Monday, June 18, 2007

Ziegfeld's Password Follies

Tracey, I feel your pain.

Drives ya nuts, don't it? I mean, they say, "Make the password hard to remember. Your kids' names = BAD. 'MGR!45dLmp' = GOOD." Well, how the flip am I supposed to remember 'MGR!45dLmp' ?? Maybe, by writing it down - which is also verboeten. Soon they'll have programs that will be able to tell that you've written down the password, and they will change it without your permission, and make you prove you are really you before they let you in on it.

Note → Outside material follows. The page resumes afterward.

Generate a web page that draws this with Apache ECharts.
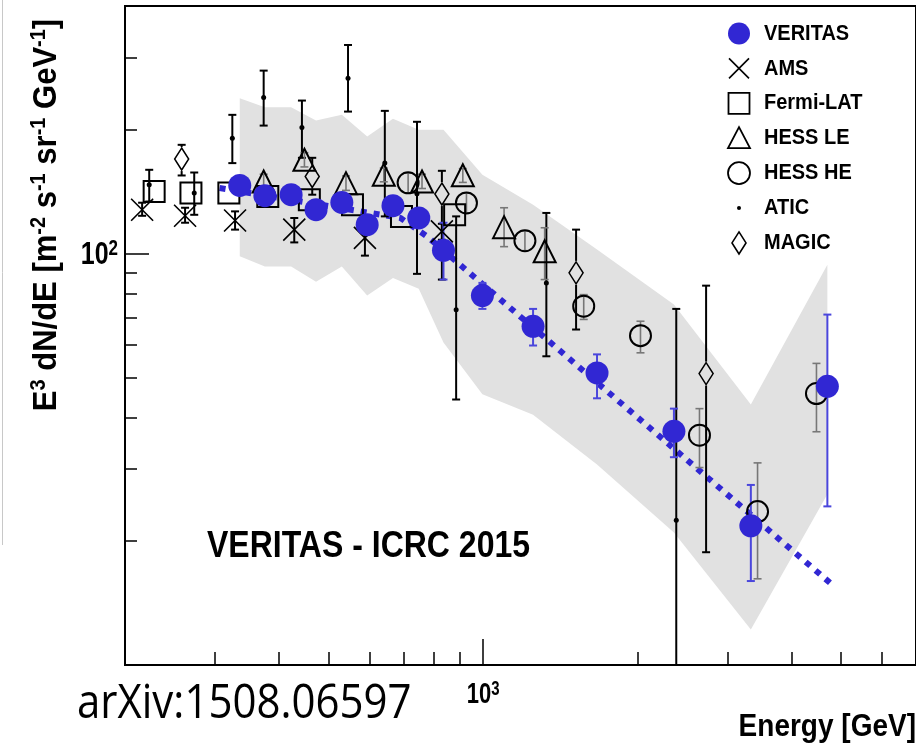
<!DOCTYPE html>
<html><head><meta charset="utf-8">
<script src="https://cdn.jsdelivr.net/npm/echarts@6/dist/echarts.min.js"></script>
<style>html,body{margin:0;padding:0;background:#fff}#c{width:916px;height:750px}</style>
</head><body><div id="c"></div>
<script>
// ---------------- data (E in GeV, E^3 dN/dE) ----------------
const veritasE  = [335, 375, 422, 472, 530, 594, 667, 749, 837, 997, 1252, 1669, 2358, 3332, 4700];
const veritasF  = [146.5, 138.3, 139.1, 127.9, 133.2, 117.6, 130.8, 122.1, 101.9, 79.1, 66.6, 51.3, 37.0, 21.8, 47.6];
const veritasLo = [142, 134, 135, 124, 129, 113, 126.5, 117.5, 86.5, 73.4, 59.8, 44.5, 32.0, 16.0, 24.3];
const veritasHi = [151, 142.5, 143.5, 132, 137.5, 122, 135, 127, 118.9, 84.9, 73.4, 56.9, 42.0, 27.4, 71.1];

const bandE  = [335, 375, 422, 472, 530, 594, 667, 749, 837, 997, 1252, 1669, 2358, 3332, 4700];
const bandHi = [238.8, 227.1, 227.1, 210.6, 217.5, 192.6, 212.7, 200, 200, 155.5, 131.5, 102.3, 75.2, 43.0, 94.0];
const bandLo = [98.5, 93.0, 93.0, 85.5, 93.0, 79.1, 87.3, 82.2, 60.8, 45.5, 40.6, 30.7, 21.0, 12.2, 26.0];

const fitE = [306, 690, 777, 4824];
const fitF = [144.4, 122.1, 110.2, 15.6];

const amsE  = [216, 262, 328, 428, 588, 831];
const amsF  = [127.9, 123.6, 120.4, 114.4, 109.2, 113.3];
const amsLo = [123.6, 118.9, 114.4, 106.5, 98.9, 108.1];
const amsHi = [133.0, 129.3, 126.7, 122.1, 117.6, 118.2];

const fermiE = [228, 269, 319, 380, 458, 556, 693, 880];
const fermiF = [141.6, 140.4, 140.4, 137.7, 135.2, 131.5, 123.2, 124.3];

const hessLeE  = [373, 448, 540, 640, 760, 913, 1099, 1319];
const hessLeF  = [149.8, 169.1, 148.4, 155.5, 149.8, 155.1, 116, 101.3];
const hessLeLo = [144, 162.5, 142.5, 149.5, 144, 149, 104, 86.5];
const hessLeHi = [156, 176, 154.5, 161.5, 156, 161, 129.3, 115.6];

const hessHeE  = [714, 928, 1207, 1572, 2029, 2645, 3434, 4475];
const hessHeF  = [148.7, 132.8, 107.5, 74.5, 63.2, 36.2, 23.6, 45.7];
const hessHeLo = [140.6, 125.7, 101.7, 69.2, 57.4, 30.2, 16.2, 36.9];
const hessHeHi = [157.2, 140.6, 113.7, 79.5, 68.5, 42.0, 31.0, 54.1];

const aticE  = [223, 273, 324, 373, 443, 545, 643, 743, 886, 1329, 2383];
const aticF  = [147.1, 140.4, 190.9, 239.6, 202.5, 267.0, 166.0, 139.9, 73.1, 84.9, 22.5];
const aticLo = [133.9, 124.3, 166.0, 204.8, 171.0, 221.5, 123.2, 89.3, 44.2, 56.3, 8];
const aticHi = [159.9, 157.5, 217.5, 278.6, 235.6, 321.6, 222.4, 209.2, 123.2, 125.6, 73.4];

const magicE  = [258, 464, 831, 1519, 2725];
const magicF  = [169.8, 154.0, 139.6, 89.8, 51.1];
const magicLo = [154.9, 139.1, 86.5, 65.4, 18.8];
const magicHi = [183.9, 171.0, 159.0, 114.4, 83.6];

const xMajorTicks = [1000];
const xMinorTicks = [300, 400, 500, 600, 700, 800, 900, 2000, 3000, 4000, 5000, 6000];
const yMajorTicks = [100];
const yMinorTicks = [20, 30, 40, 50, 60, 70, 80, 90, 200, 300];
const xTickLabels = [['10', '3']];
const yTickLabels = [['10', '2']];
const legendNames = ['VERITAS', 'AMS', 'Fermi-LAT', 'HESS LE', 'HESS HE', 'ATIC', 'MAGIC'];

// ---------------- helpers ----------------
const BLUE = '#3127d3';
const FONT = "'Liberation Sans', Arial, Helvetica, sans-serif";
const pairs = (a, b) => a.map((v, i) => [v, b[i]]);
const errRows = (e, lo, hi, f) => e.map((v, i) => [v, lo[i], hi[i], f[i]]);

function makeErr(color, cap, lw, gap) {
  return function (params, api) {
    const x = api.value(0), lo = api.value(1), hi = api.value(2), c = api.value(3);
    const pLo = api.coord([x, lo]), pHi = api.coord([x, hi]), pC = api.coord([x, c]);
    const px = pLo[0];
    const st = { stroke: color, lineWidth: lw };
    const ch = [];
    if (gap > 0) {
      if (pC[1] - gap > pHi[1]) ch.push({ type: 'line', shape: { x1: px, y1: pHi[1], x2: px, y2: pC[1] - gap }, style: st });
      if (pC[1] + gap < pLo[1]) ch.push({ type: 'line', shape: { x1: px, y1: pC[1] + gap, x2: px, y2: pLo[1] }, style: st });
    } else {
      ch.push({ type: 'line', shape: { x1: px, y1: pHi[1], x2: px, y2: pLo[1] }, style: st });
    }
    ch.push({ type: 'line', shape: { x1: px - cap, y1: pHi[1], x2: px + cap, y2: pHi[1] }, style: st });
    ch.push({ type: 'line', shape: { x1: px - cap, y1: pLo[1], x2: px + cap, y2: pLo[1] }, style: st });
    return { type: 'group', children: ch };
  };
}
function errSeries(rows, color, cap, lw, gap, z) {
  return { type: 'custom', clip: true, z: z, data: rows, encode: { x: 0, y: 1 },
           renderItem: makeErr(color, cap, lw, gap), silent: true };
}

const hollow = { color: 'rgba(0,0,0,0)', borderColor: '#000', borderWidth: 2, opacity: 1 };

const chart = echarts.init(document.getElementById('c'), null, { renderer: 'canvas' });

const axisLineStyle = { color: '#000', width: 2 };
const option = {
  animation: false,
  backgroundColor: '#fff',
  grid: { left: 125, right: -4, top: 6, bottom: 85, show: true, borderColor: '#000', borderWidth: 2, backgroundColor: 'rgba(0,0,0,0)' },
  xAxis: [
    { type: 'log', logBase: 10, min: 200, max: 7000, position: 'bottom',
      axisLine: { show: true, lineStyle: axisLineStyle },
      axisTick: { show: true, inside: true, length: 26, customValues: xMajorTicks, lineStyle: { color: '#000', width: 1.5 } },
      axisLabel: { show: false }, splitLine: { show: false }, minorTick: { show: false } },
    { type: 'log', logBase: 10, min: 200, max: 7000, position: 'bottom',
      axisLine: { show: false },
      axisTick: { show: true, inside: true, length: 13, customValues: xMinorTicks, lineStyle: { color: '#000', width: 1.5 } },
      axisLabel: { show: false }, splitLine: { show: false } }
  ],
  yAxis: [
    { type: 'log', logBase: 10, min: 10, max: 400, position: 'left',
      axisLine: { show: true, lineStyle: axisLineStyle },
      axisTick: { show: true, inside: true, length: 24, customValues: yMajorTicks, lineStyle: { color: '#000', width: 1.5 } },
      axisLabel: { show: false }, splitLine: { show: false } },
    { type: 'log', logBase: 10, min: 10, max: 400, position: 'left',
      axisLine: { show: false },
      axisTick: { show: true, inside: true, length: 12, customValues: yMinorTicks, lineStyle: { color: '#000', width: 1.5 } },
      axisLabel: { show: false }, splitLine: { show: false } }
  ],
  series: [
    { // systematic band
      type: 'custom', z: 1, silent: true,
      data: bandE.map((e, i) => [e, bandLo[i], bandHi[i]]), encode: { x: 0, y: 1 },
      renderItem: function (params, api) {
        if (params.dataIndex !== 0) return null;
        const pts = [];
        for (let i = 0; i < bandE.length; i++) pts.push(api.coord([bandE[i], bandHi[i]]));
        for (let i = bandE.length - 1; i >= 0; i--) pts.push(api.coord([bandE[i], bandLo[i]]));
        return { type: 'polygon', shape: { points: pts }, style: { fill: '#e1e1e1' } };
      } },
    { // fit
      type: 'line', z: 3, data: pairs(fitE, fitF), symbol: 'none', silent: true,
      lineStyle: { color: BLUE, width: 6, type: [6, 7], cap: 'butt', opacity: 1 } },
    errSeries(errRows(aticE, aticLo, aticHi, aticF), '#000', 4, 2, 0, 4),
    errSeries(errRows(amsE, amsLo, amsHi, amsF), '#000', 4, 2, 0, 4),
    errSeries(errRows(magicE, magicLo, magicHi, magicF), '#000', 4, 2, 12, 4),
    errSeries(errRows(hessLeE, hessLeLo, hessLeHi, hessLeF), '#777', 4, 1.6, 0, 4),
    errSeries(errRows(hessHeE, hessHeLo, hessHeHi, hessHeF), '#777', 4, 1.6, 0, 4),
    errSeries(errRows(veritasE, veritasLo, veritasHi, veritasF), '#4a46dc', 4, 2, 0, 5),
    { name: 'ATIC', type: 'scatter', z: 6, data: pairs(aticE, aticF), symbol: 'circle', symbolSize: 5, itemStyle: { color: '#000', opacity: 1 } },
    { name: 'AMS', type: 'scatter', z: 6, data: pairs(amsE, amsF), symbol: 'path://M0,0L10,10M10,0L0,10', symbolSize: [22, 22],
      itemStyle: { color: 'rgba(0,0,0,0)', borderColor: '#000', borderWidth: 1.6, opacity: 1 } },
    { name: 'Fermi-LAT', type: 'scatter', z: 6, data: pairs(fermiE, fermiF), symbol: 'rect', symbolSize: [21, 21], itemStyle: hollow },
    { name: 'HESS LE', type: 'scatter', z: 6, data: pairs(hessLeE, hessLeF), symbol: 'triangle', symbolSize: [22, 22], itemStyle: hollow },
    { name: 'HESS HE', type: 'scatter', z: 6, data: pairs(hessHeE, hessHeF), symbol: 'circle', symbolSize: 21, itemStyle: hollow },
    { name: 'MAGIC', type: 'scatter', z: 6, data: pairs(magicE, magicF), symbol: 'diamond', symbolSize: [14, 22], itemStyle: { color: 'rgba(0,0,0,0)', borderColor: '#000', borderWidth: 1.6, opacity: 1 } },
    { name: 'VERITAS', type: 'scatter', z: 7, data: pairs(veritasE, veritasF), symbol: 'circle', symbolSize: 23, itemStyle: { color: BLUE, opacity: 1 } }
  ],
  graphic: []
};

// legend (drawn as graphic symbols + real text)
const lgX = 739, lgTx = 764, lgY0 = 33.5, lgDy = 34.9;
const G = option.graphic;
const rowY = i => lgY0 + i * lgDy;
G.push({ type: 'circle', shape: { cx: lgX, cy: rowY(0), r: 11 }, style: { fill: BLUE } });
G.push({ type: 'line', shape: { x1: lgX - 10, y1: rowY(1) - 10, x2: lgX + 10, y2: rowY(1) + 10 }, style: { stroke: '#000', lineWidth: 1.6 } });
G.push({ type: 'line', shape: { x1: lgX + 10, y1: rowY(1) - 10, x2: lgX - 10, y2: rowY(1) + 10 }, style: { stroke: '#000', lineWidth: 1.6 } });
G.push({ type: 'rect', shape: { x: lgX - 10.5, y: rowY(2) - 10.5, width: 21, height: 21 }, style: { fill: 'none', stroke: '#000', lineWidth: 1.8 } });
G.push({ type: 'polygon', shape: { points: [[lgX, rowY(3) - 11], [lgX + 11, rowY(3) + 10], [lgX - 11, rowY(3) + 10]] }, style: { fill: 'none', stroke: '#000', lineWidth: 1.8 } });
G.push({ type: 'circle', shape: { cx: lgX, cy: rowY(4), r: 11 }, style: { fill: 'none', stroke: '#000', lineWidth: 1.8 } });
G.push({ type: 'circle', shape: { cx: lgX, cy: rowY(5), r: 2 }, style: { fill: '#000' } });
G.push({ type: 'polygon', shape: { points: [[lgX, rowY(6) - 11], [lgX + 7, rowY(6)], [lgX, rowY(6) + 11], [lgX - 7, rowY(6)]] }, style: { fill: 'none', stroke: '#000', lineWidth: 1.6 } });
legendNames.forEach((n, i) => {
  G.push({ type: 'text', x: lgTx, y: rowY(i), scaleY: 1.12, style: { text: n, fill: '#000', font: "bold 20px " + FONT, verticalAlign: 'middle', align: 'left' } });
});

// titles & annotations
G.push({ type: 'text', x: 47, y: 215, rotation: Math.PI / 2, scaleY: 1.1,
  style: { text: '{b|E}{s|3}{b| dN/dE [m}{s|-2}{b| s}{s|-1}{b| sr}{s|-1}{b| GeV}{s|-1}{b|]}',
    align: 'center', verticalAlign: 'middle',
    rich: { b: { fontSize: 31, fontWeight: 'bold', fontFamily: FONT, fill: '#000', lineHeight: 34 },
            s: { fontSize: 20, fontWeight: 'bold', fontFamily: FONT, fill: '#000', verticalAlign: 'top', lineHeight: 20 } } } });
G.push({ type: 'text', x: 916, y: 727, scaleY: 1.12, style: { text: 'Energy [GeV]', fill: '#000', font: "bold 28px " + FONT, align: 'right', verticalAlign: 'middle' } });
G.push({ type: 'text', x: 207, y: 547, scaleY: 1.15, style: { text: 'VERITAS - ICRC 2015', fill: '#000', font: "bold 32px " + FONT, align: 'left', verticalAlign: 'middle' } });
G.push({ type: 'text', x: 77, y: 705, scaleY: 1.12, style: { text: 'arXiv:1508.06597', fill: '#000', font: "42px 'Open Sans', 'Noto Sans', sans-serif", align: 'left', verticalAlign: 'middle' } });
G.push({ type: 'line', shape: { x1: 2.5, y1: 0, x2: 2.5, y2: 545 }, style: { stroke: '#c8c8c8', lineWidth: 1 } });

chart.setOption(option);

// tick labels (10^n with superscript) positioned through the axes' own scales
const tickRich = (big, small) => ({
  b: { fontSize: big, fontWeight: 'bold', fontFamily: FONT, fill: '#000', lineHeight: big + 2 },
  s: { fontSize: small, fontWeight: 'bold', fontFamily: FONT, fill: '#000', verticalAlign: 'top', lineHeight: small }
});
const xAxisY = chart.convertToPixel({ yAxisIndex: 0 }, 10);
xMajorTicks.forEach((v, i) => {
  const px = chart.convertToPixel({ xAxisIndex: 0 }, v);
  G.push({ type: 'text', x: px, y: xAxisY + 15, scaleY: 1.3,
    style: { text: '{b|' + xTickLabels[i][0] + '}{s|' + xTickLabels[i][1] + '}', align: 'center', verticalAlign: 'top', rich: tickRich(22, 15) } });
});
const yAxisX = chart.convertToPixel({ xAxisIndex: 0 }, 200);
yMajorTicks.forEach((v, i) => {
  const py = chart.convertToPixel({ yAxisIndex: 0 }, v);
  G.push({ type: 'text', x: yAxisX - 7, y: py + 2, scaleY: 1.25,
    style: { text: '{b|' + yTickLabels[i][0] + '}{s|' + yTickLabels[i][1] + '}', align: 'right', verticalAlign: 'middle', rich: tickRich(25, 17) } });
});
chart.setOption({ graphic: G });
</script></body></html>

At work, they force you to change your password every couple of months, and they track the past six passwords you've used - AND one must use a mix of caps, littles, numbers, and punctuation. And you then have to repeat that process for email, your blog admin (should you have one), any secure websites for bill-paying, your own network password if you run off a secure wireless modem... None of these, by the way, can be, you know - words. They all have to be gibberish that looks like you stole someone's license plate.

At any given moment, I have twelve or so of these typographic nightmares wandering through my brain, only half of which may be active; plus multiple usernames, with no real way to know which of any of them go to what accounts - none of which will give you more than three tries before locking you out of the thing.

Well, I'm sorry, but I don't know that many strings of semi-random ASCII sneezes. Neither can I afford the whole biometrics "rub your finger here" dot that some companies use as security. How about something cheaper that everyone understands - a key. You get a key, you guard it with your life - you actually turn it to turn on your computer, and it keeps track of the info for you.

If it works for nuclear missle launches, then it can work for us, too.